**Exercise brief:** Write the listing out again, all of it, word for word.
● ● ● ● ●
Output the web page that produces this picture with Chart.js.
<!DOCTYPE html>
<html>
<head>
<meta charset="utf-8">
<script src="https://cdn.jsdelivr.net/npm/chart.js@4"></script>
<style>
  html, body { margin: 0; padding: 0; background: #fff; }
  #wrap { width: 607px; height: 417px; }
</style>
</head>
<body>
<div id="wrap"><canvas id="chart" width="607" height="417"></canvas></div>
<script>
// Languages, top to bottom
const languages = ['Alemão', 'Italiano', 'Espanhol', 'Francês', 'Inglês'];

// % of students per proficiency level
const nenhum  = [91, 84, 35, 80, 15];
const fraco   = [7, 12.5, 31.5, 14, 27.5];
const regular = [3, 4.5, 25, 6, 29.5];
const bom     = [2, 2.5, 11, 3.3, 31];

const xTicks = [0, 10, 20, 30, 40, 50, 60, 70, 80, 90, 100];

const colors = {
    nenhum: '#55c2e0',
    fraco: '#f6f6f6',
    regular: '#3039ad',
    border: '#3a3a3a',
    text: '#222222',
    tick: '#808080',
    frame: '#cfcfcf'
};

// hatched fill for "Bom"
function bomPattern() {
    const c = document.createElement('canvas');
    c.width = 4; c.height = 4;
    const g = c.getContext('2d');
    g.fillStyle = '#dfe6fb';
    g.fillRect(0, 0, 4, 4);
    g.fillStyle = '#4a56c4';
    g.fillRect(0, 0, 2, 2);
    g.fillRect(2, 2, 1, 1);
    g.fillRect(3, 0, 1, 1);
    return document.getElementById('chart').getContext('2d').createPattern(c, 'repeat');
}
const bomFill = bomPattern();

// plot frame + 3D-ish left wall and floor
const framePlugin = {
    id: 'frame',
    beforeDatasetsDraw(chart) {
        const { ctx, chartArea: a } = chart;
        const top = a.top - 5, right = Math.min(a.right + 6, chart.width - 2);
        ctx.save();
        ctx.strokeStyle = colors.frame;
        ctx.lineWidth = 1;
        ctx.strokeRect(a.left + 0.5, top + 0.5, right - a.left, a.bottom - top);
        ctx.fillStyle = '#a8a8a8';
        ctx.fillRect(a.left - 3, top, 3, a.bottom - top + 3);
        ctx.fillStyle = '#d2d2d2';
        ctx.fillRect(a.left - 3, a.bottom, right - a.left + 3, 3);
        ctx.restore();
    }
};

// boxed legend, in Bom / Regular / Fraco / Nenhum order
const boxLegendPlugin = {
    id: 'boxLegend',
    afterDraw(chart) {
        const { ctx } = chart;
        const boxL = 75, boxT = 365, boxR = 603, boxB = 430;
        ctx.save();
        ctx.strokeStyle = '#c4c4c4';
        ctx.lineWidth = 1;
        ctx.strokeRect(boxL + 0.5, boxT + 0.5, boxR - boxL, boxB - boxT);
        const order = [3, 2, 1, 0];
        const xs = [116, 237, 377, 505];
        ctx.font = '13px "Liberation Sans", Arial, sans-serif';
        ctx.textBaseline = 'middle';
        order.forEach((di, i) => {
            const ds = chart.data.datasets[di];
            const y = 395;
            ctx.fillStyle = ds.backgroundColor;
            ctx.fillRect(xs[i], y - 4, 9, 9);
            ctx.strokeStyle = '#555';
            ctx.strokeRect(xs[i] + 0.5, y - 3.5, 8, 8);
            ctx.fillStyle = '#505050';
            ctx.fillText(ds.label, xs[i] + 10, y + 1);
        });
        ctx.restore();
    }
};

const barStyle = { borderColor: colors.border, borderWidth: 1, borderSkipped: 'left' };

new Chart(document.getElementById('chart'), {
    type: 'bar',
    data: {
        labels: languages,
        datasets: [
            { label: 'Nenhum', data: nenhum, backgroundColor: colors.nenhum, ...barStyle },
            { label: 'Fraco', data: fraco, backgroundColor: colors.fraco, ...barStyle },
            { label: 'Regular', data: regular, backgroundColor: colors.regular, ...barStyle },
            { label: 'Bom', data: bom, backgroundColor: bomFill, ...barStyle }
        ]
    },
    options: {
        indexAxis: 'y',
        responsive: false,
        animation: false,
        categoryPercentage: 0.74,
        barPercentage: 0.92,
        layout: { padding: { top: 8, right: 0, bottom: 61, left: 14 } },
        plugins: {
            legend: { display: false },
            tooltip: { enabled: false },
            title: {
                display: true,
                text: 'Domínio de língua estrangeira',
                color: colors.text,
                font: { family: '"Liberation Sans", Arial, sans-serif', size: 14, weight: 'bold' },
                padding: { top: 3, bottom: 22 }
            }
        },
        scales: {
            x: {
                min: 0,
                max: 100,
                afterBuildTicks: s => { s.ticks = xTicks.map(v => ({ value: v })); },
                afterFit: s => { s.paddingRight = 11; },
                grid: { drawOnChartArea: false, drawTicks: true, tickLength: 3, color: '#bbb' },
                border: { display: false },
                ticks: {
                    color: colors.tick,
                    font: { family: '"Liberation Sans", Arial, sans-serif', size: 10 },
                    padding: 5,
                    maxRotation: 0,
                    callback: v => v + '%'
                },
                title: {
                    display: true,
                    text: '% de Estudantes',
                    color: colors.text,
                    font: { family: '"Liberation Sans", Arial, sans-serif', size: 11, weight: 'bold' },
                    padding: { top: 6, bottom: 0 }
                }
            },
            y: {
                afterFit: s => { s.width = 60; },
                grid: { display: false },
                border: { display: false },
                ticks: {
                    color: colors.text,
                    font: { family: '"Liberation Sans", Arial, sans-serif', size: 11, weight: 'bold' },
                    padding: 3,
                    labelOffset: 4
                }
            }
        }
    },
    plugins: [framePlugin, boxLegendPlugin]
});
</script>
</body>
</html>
● ● ● ● ●
**Exercise response:**
Output the web page that produces this picture with Chart.js.
<!DOCTYPE html>
<html>
<head>
<meta charset="utf-8">
<script src="https://cdn.jsdelivr.net/npm/chart.js@4"></script>
<style>
  html, body { margin: 0; padding: 0; background: #fff; }
  #wrap { width: 607px; height: 417px; }
</style>
</head>
<body>
<div id="wrap"><canvas id="chart" width="607" height="417"></canvas></div>
<script>
// Languages, top to bottom
const languages = ['Alemão', 'Italiano', 'Espanhol', 'Francês', 'Inglês'];

// % of students per proficiency level
const nenhum  = [91, 84, 35, 80, 15];
const fraco   = [7, 12.5, 31.5, 14, 27.5];
const regular = [3, 4.5, 25, 6, 29.5];
const bom     = [2, 2.5, 11, 3.3, 31];

const xTicks = [0, 10, 20, 30, 40, 50, 60, 70, 80, 90, 100];

const colors = {
    nenhum: '#55c2e0',
    fraco: '#f6f6f6',
    regular: '#3039ad',
    border: '#3a3a3a',
    text: '#222222',
    tick: '#808080',
    frame: '#cfcfcf'
};

// hatched fill for "Bom"
function bomPattern() {
    const c = document.createElement('canvas');
    c.width = 4; c.height = 4;
    const g = c.getContext('2d');
    g.fillStyle = '#dfe6fb';
    g.fillRect(0, 0, 4, 4);
    g.fillStyle = '#4a56c4';
    g.fillRect(0, 0, 2, 2);
    g.fillRect(2, 2, 1, 1);
    g.fillRect(3, 0, 1, 1);
    return document.getElementById('chart').getContext('2d').createPattern(c, 'repeat');
}
const bomFill = bomPattern();

// plot frame + 3D-ish left wall and floor
const framePlugin = {
    id: 'frame',
    beforeDatasetsDraw(chart) {
        const { ctx, chartArea: a } = chart;
        const top = a.top - 5, right = Math.min(a.right + 6, chart.width - 2);
        ctx.save();
        ctx.strokeStyle = colors.frame;
        ctx.lineWidth = 1;
        ctx.strokeRect(a.left + 0.5, top + 0.5, right - a.left, a.bottom - top);
        ctx.fillStyle = '#a8a8a8';
        ctx.fillRect(a.left - 3, top, 3, a.bottom - top + 3);
        ctx.fillStyle = '#d2d2d2';
        ctx.fillRect(a.left - 3, a.bottom, right - a.left + 3, 3);
        ctx.restore();
    }
};

// boxed legend, in Bom / Regular / Fraco / Nenhum order
const boxLegendPlugin = {
    id: 'boxLegend',
    afterDraw(chart) {
        const { ctx } = chart;
        const boxL = 75, boxT = 365, boxR = 603, boxB = 430;
        ctx.save();
        ctx.strokeStyle = '#c4c4c4';
        ctx.lineWidth = 1;
        ctx.strokeRect(boxL + 0.5, boxT + 0.5, boxR - boxL, boxB - boxT);
        const order = [3, 2, 1, 0];
        const xs = [116, 237, 377, 505];
        ctx.font = '13px "Liberation Sans", Arial, sans-serif';
        ctx.textBaseline = 'middle';
        order.forEach((di, i) => {
            const ds = chart.data.datasets[di];
            const y = 395;
            ctx.fillStyle = ds.backgroundColor;
            ctx.fillRect(xs[i], y - 4, 9, 9);
            ctx.strokeStyle = '#555';
            ctx.strokeRect(xs[i] + 0.5, y - 3.5, 8, 8);
            ctx.fillStyle = '#505050';
            ctx.fillText(ds.label, xs[i] + 10, y + 1);
        });
        ctx.restore();
    }
};

const barStyle = { borderColor: colors.border, borderWidth: 1, borderSkipped: 'left' };

new Chart(document.getElementById('chart'), {
    type: 'bar',
    data: {
        labels: languages,
        datasets: [
            { label: 'Nenhum', data: nenhum, backgroundColor: colors.nenhum, ...barStyle },
            { label: 'Fraco', data: fraco, backgroundColor: colors.fraco, ...barStyle },
            { label: 'Regular', data: regular, backgroundColor: colors.regular, ...barStyle },
            { label: 'Bom', data: bom, backgroundColor: bomFill, ...barStyle }
        ]
    },
    options: {
        indexAxis: 'y',
        responsive: false,
        animation: false,
        categoryPercentage: 0.74,
        barPercentage: 0.92,
        layout: { padding: { top: 8, right: 0, bottom: 61, left: 14 } },
        plugins: {
            legend: { display: false },
            tooltip: { enabled: false },
            title: {
                display: true,
                text: 'Domínio de língua estrangeira',
                color: colors.text,
                font: { family: '"Liberation Sans", Arial, sans-serif', size: 14, weight: 'bold' },
                padding: { top: 3, bottom: 22 }
            }
        },
        scales: {
            x: {
                min: 0,
                max: 100,
                afterBuildTicks: s => { s.ticks = xTicks.map(v => ({ value: v })); },
                afterFit: s => { s.paddingRight = 11; },
                grid: { drawOnChartArea: false, drawTicks: true, tickLength: 3, color: '#bbb' },
                border: { display: false },
                ticks: {
                    color: colors.tick,
                    font: { family: '"Liberation Sans", Arial, sans-serif', size: 10 },
                    padding: 5,
                    maxRotation: 0,
                    callback: v => v + '%'
                },
                title: {
                    display: true,
                    text: '% de Estudantes',
                    color: colors.text,
                    font: { family: '"Liberation Sans", Arial, sans-serif', size: 11, weight: 'bold' },
                    padding: { top: 6, bottom: 0 }
                }
            },
            y: {
                afterFit: s => { s.width = 60; },
                grid: { display: false },
                border: { display: false },
                ticks: {
                    color: colors.text,
                    font: { family: '"Liberation Sans", Arial, sans-serif', size: 11, weight: 'bold' },
                    padding: 3,
                    labelOffset: 4
                }
            }
        }
    },
    plugins: [framePlugin, boxLegendPlugin]
});
</script>
</body>
</html>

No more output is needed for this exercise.